I worked for myself when my 2 were born, with my 1st I barely got a day off. I was gutted at the time. But as others have said, you will definitely get more benefit down the line, unless your partner really needs you, you will find the whole world wants to visit and they ain't there to see you lol and if you are there I hope you like making tea and coffee

 

And as the post above says. Advice is useless really, you find your own way, plus every kid is different.

 

All the best, hope everything goes smoothly (neither of mine did) stress you can definitely do without believe me.

 

Oh and even nearly 13 years later being a dad is still the best feeling ever.

Edited by Bayfox
  • Like 1
Posted

Reading this thread as i cuddle with my 9 year old son. He wanted a hug. So does my 7 year old daughter.  He is growing up fast i wont get this chance much longer so will take it. On that note I'm out.  Enjoy it all, listen to advice from others (as some will help) but like others have said every kid is different so you will have to adjust accordingly. There is no A-Z plan or rule book lol. Best of luck!

  • Thanks 1
Posted

I personally found that looking after a pregnant MRS was way harder than looking after the actual baby. Its amazing how much of a toll it takes being the only person in a household who can pick things up from the floor. 

 

I would take as much time as you can at the start. That tiredness of a newborn is absolutely no joke, work just isn't worth putting yourself through it plus Mrs Benguin will have earned the support. 

Posted

The only useful advise I have which others haven't already said is this.  It is relatively MUCH easier to go out and do thinkg like enjoy the pub or a meal out before they can walk.  After that you are chasing them about the place all the time. So enjoy that first 9ish months when then cant run away!

  • Haha 2
Posted

Id recommend saving your free time for as they get a little older. 

I vividly remember walking in the door with my baby the first day, putting down in her capsule on top of the stereo where she quietly slept.  Looked at the lovely Mrs Oz and said.. well.. now what? :) 

The first few weeks at least were something of an anticlimax... babies can be boring :).

  • Haha 1
Posted (edited)

No right or wrong answers 

 

sleep - if you like your sleep then nothing can prepare you for parenthood.  Having time off in those first couple weeks may be really necessary for you in this case.

 

but then some babies are great sleepers - you cannot know in advance!

 

your partner - if you aren’t there will she have support of anyone ?  Being a new mum is really stressful - again nothing can prepare you for an infant that is seemingly illogically demanding and relies on you for its existence. 
 

the safest thing for you and your partner is for you to be around.
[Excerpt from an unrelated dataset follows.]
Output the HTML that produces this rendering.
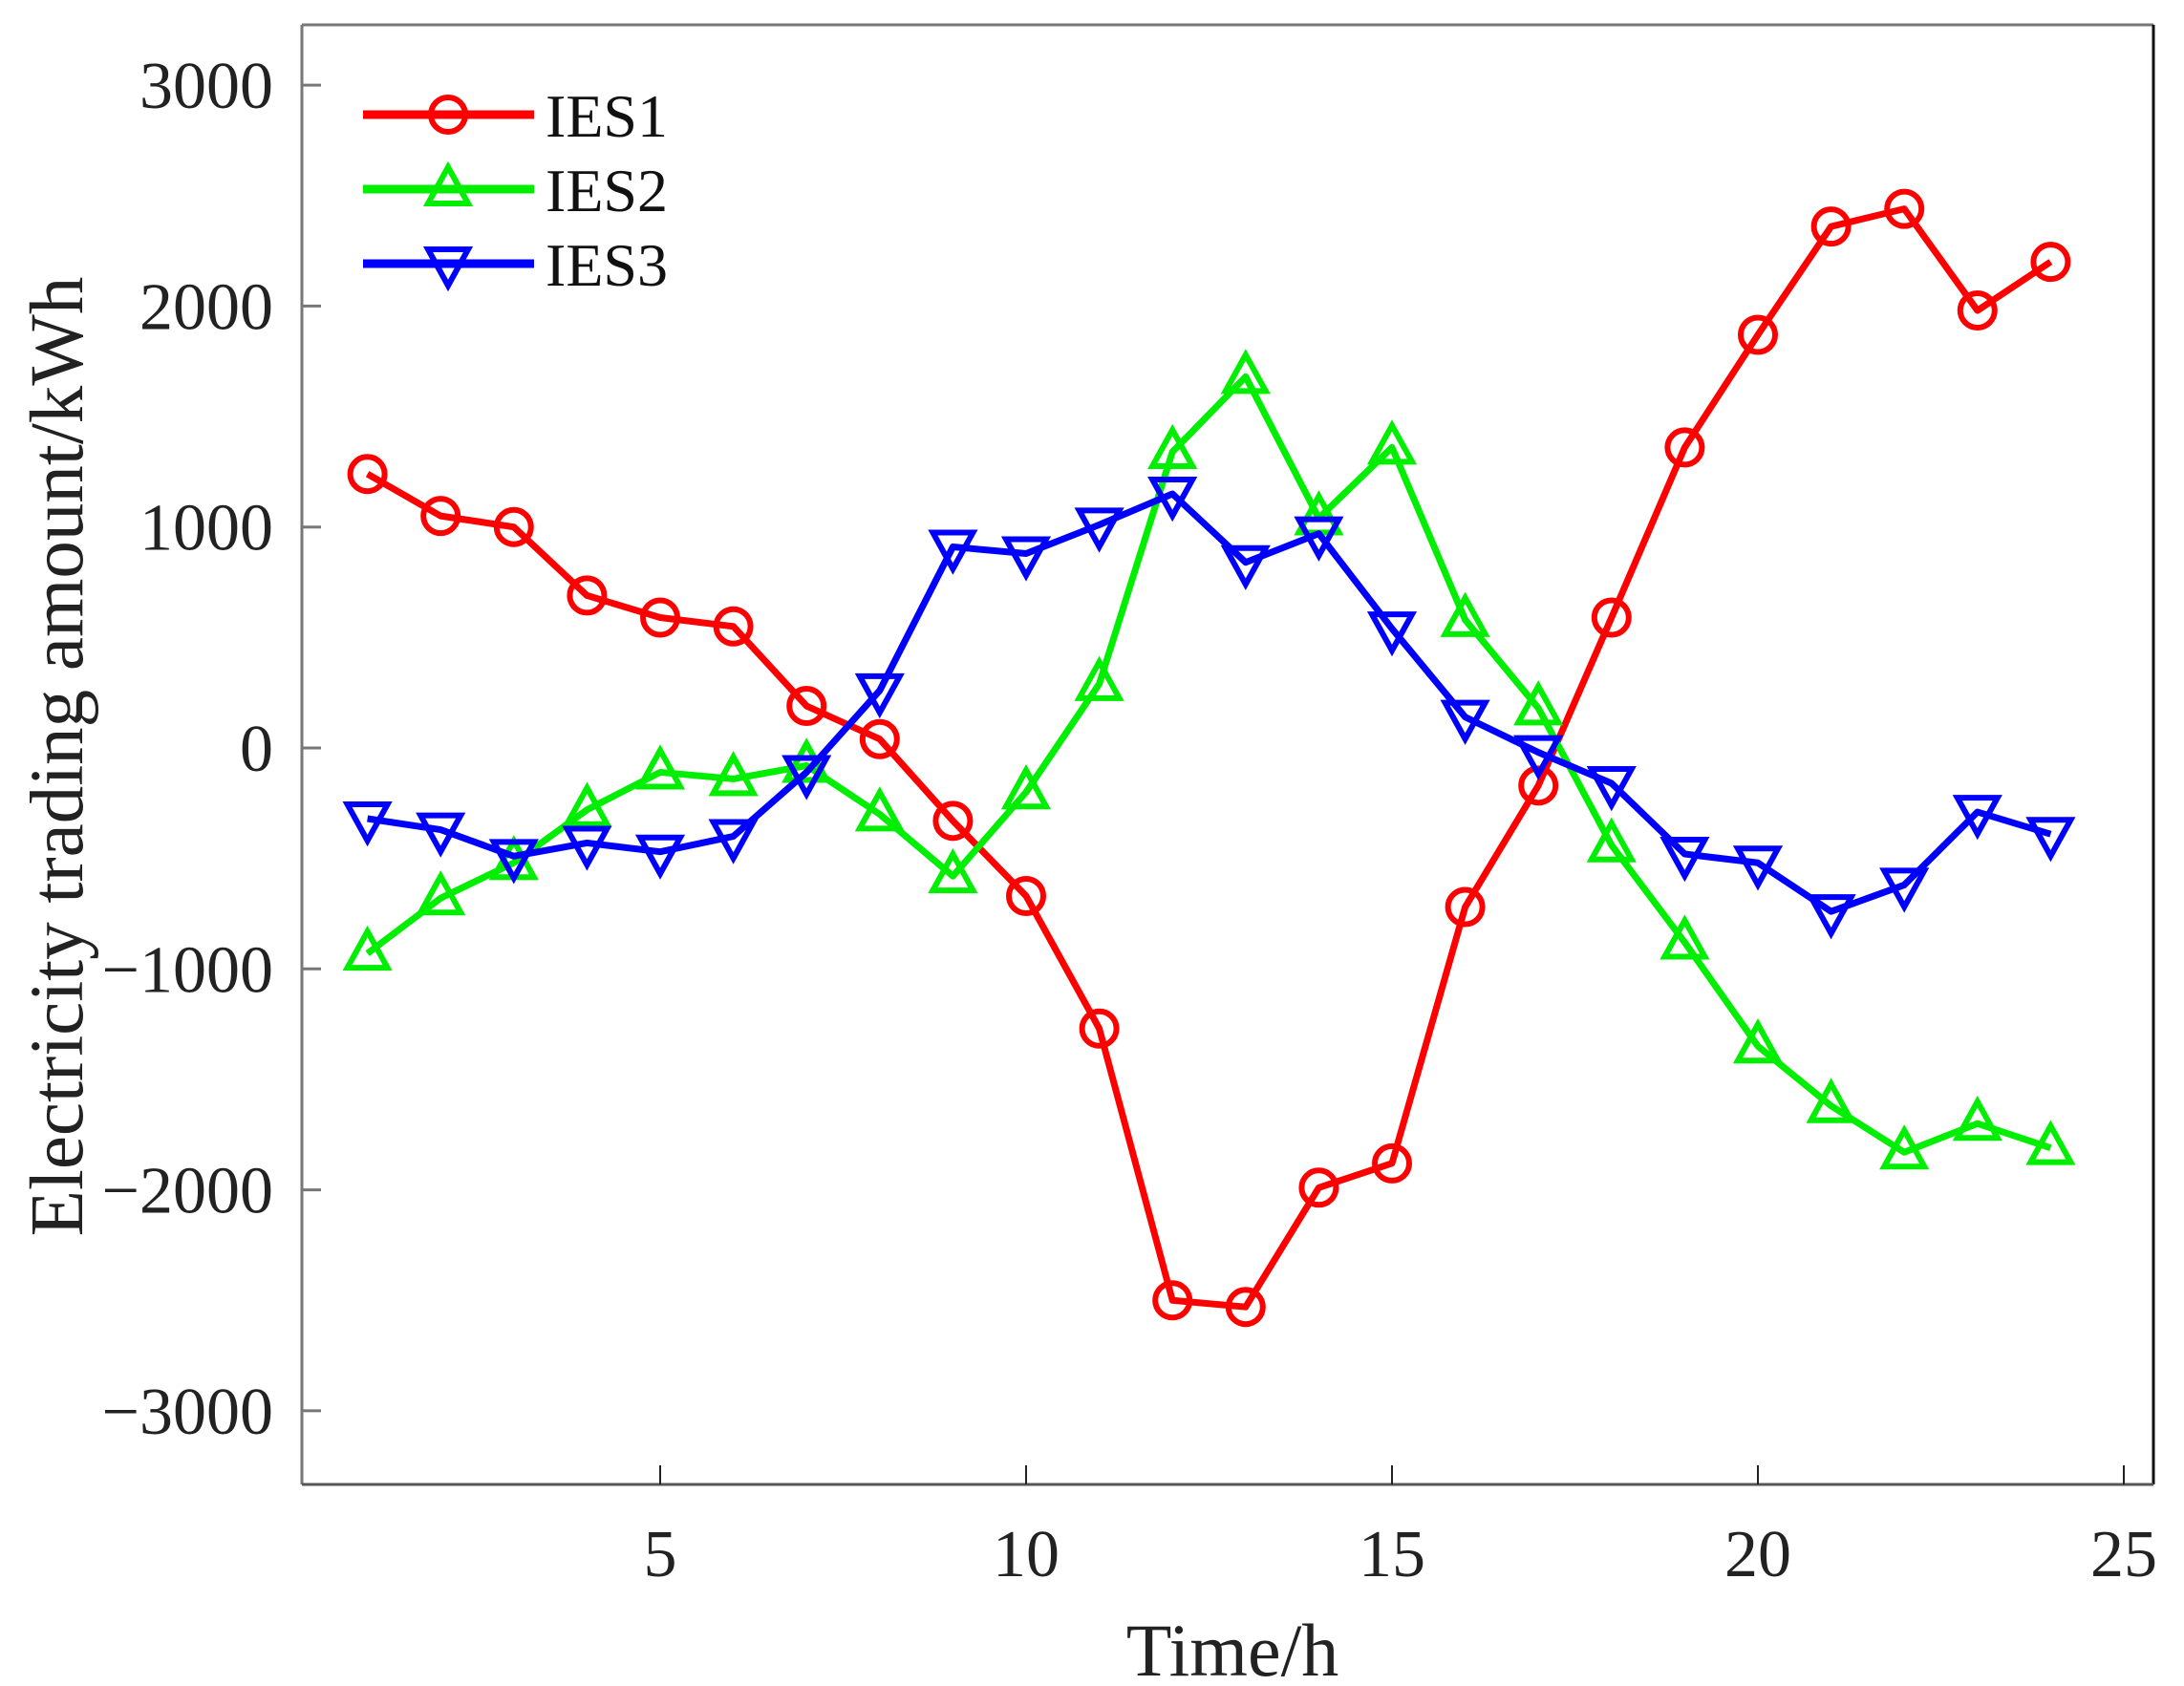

It could be that in retrospect that you would have got more from taking the time off later. But then again, bonding with your newborn is so important.  And your partners mental state is the most important thing at this time. 
 

lots of variables …….

Edited by st albans fox
Posted

I really struggled for the first few months of becoming a Dad. The challenges of becoming a Parent and change of lifestyle was quite overwhelming and I was not as mentally prepared as I thought I was.  I felt shameful for not being the overjoyed new Parent you feel you are expected to be. But, after a few months, I accepted that its completely normal and that its OK to not be OK. 

 

Now, my Daughter is 18 months old, she is absolutely so funny and affectionate. I can just watch her play all day long, I really wish I could stop the clock so she doesn't grow.

 

I would not have a second child, mind. Happy with the small Family we have and my full focus is on her/her Mum (and the dog, of course).   

 

 

 

 

 

 

 

 

  • Like 2
Posted

My boy is approaching 13 and it cannot be overstated how valuable all those cuddles were and still are, for both the child and the parents, especially now as they become less desired as he is too old/cool for such things (But will still have them when I can!)

Totally agree with everyone else who said, there is no rule book, but you do the best you both can and enjoy it together as a family, as some truly amazing times await.